Beamforming for Movable and Rotatable Antenna Enabled Multi-User Communications

In the development of wireless communication technology, multiple-input multiple-output (MIMO) technology has emerged as a key enabler, significantly enhancing the capacity of communication systems. However, traditional MIMO systems, which rely on fixed-position antennas (FPAs) with spacing limitations, cannot fully exploit the channel variations in the continuous spatial domain, thus limiting the system's spatial multiplexing performance and diversity. To address these limitations, movable antennas (MAs) have been introduced, offering a breakthrough in signal processing and spatial multiplexing by overcoming the constraints of FPA-based systems.

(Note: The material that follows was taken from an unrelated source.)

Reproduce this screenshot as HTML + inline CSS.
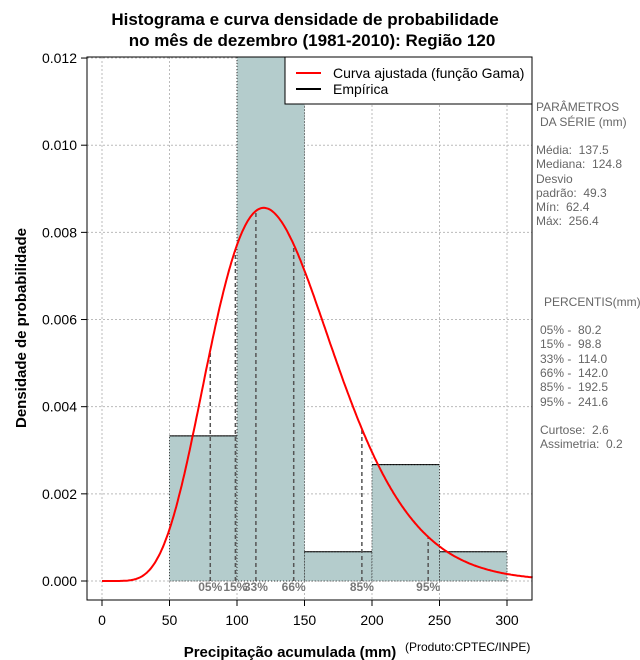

Furthermore, this paper extends the functionality of MAs by introducing movable rotatable antennas (MRAs), which enhance the system's ability to optimize performance in the spatial domain by adding rotational degrees of freedom. By incorporating a dynamic precoding framework based on both antenna position and rotation angle optimization, and employing the zero-forcing (ZF) precoding method, this paper proposes an efficient optimization approach aimed at improving signal quality, mitigating interference, and solving the non-linear, constrained optimization problem using the sequential quadratic programming (SQP) algorithm. This approach effectively enhances the communication system's performance.